┌──

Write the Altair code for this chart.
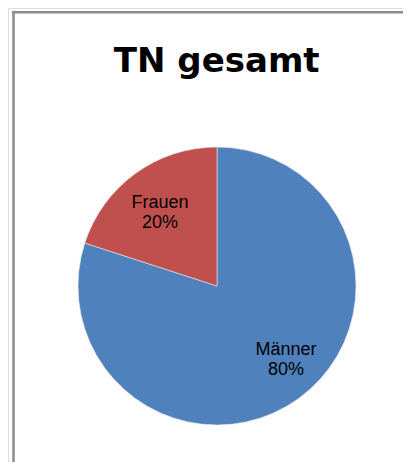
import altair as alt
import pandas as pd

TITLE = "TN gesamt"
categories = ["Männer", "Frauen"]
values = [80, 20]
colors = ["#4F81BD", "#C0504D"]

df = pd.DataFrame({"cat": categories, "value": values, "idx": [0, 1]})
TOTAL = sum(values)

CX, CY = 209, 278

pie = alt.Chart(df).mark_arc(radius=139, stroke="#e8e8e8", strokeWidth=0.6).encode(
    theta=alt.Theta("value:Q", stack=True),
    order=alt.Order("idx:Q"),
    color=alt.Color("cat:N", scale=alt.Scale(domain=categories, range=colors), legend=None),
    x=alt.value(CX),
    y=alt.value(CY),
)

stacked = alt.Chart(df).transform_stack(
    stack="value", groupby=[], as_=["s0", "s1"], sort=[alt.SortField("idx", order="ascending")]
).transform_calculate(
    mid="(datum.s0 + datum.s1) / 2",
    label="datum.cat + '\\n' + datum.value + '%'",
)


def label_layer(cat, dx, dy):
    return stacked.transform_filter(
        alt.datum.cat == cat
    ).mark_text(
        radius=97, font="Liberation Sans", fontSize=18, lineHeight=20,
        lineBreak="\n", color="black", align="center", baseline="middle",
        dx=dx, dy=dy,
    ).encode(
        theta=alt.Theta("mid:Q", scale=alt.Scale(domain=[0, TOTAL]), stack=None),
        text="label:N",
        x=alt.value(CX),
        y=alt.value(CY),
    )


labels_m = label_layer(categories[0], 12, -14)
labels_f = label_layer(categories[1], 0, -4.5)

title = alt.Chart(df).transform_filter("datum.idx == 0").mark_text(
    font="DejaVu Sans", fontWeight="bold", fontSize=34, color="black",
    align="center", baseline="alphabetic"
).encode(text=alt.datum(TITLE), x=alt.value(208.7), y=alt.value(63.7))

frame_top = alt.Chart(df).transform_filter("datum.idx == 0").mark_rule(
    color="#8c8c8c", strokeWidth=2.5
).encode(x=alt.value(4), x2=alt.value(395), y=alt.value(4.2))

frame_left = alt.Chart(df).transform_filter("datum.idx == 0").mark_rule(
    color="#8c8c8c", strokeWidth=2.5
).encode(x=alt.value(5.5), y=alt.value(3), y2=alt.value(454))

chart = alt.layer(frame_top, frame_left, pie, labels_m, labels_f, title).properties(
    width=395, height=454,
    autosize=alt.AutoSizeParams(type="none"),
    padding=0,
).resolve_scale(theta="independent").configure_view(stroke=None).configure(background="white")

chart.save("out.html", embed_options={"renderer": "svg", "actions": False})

└──
┌──

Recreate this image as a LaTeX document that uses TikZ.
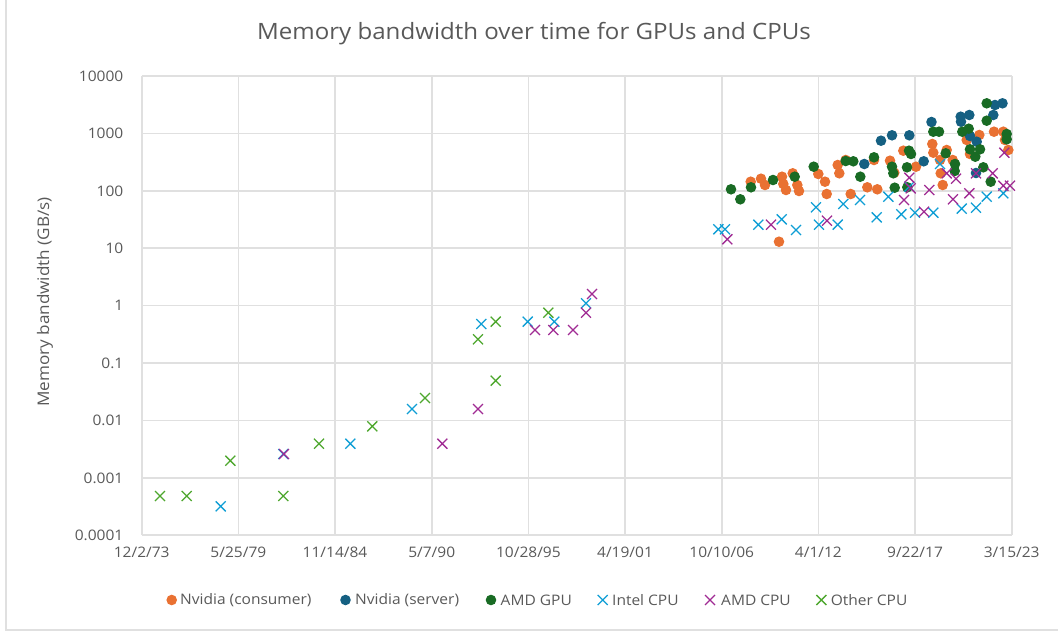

└──
┌──

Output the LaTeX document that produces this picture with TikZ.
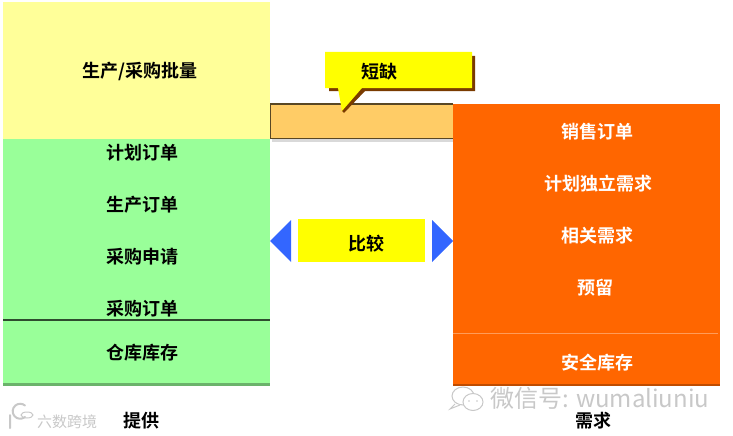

└──

**Goal**. Show all lines from the records above where the word "that" occurs.

**Completed task**.
Recreate this image as a LaTeX document that uses TikZ.
Output the LaTeX document that produces this picture with TikZ.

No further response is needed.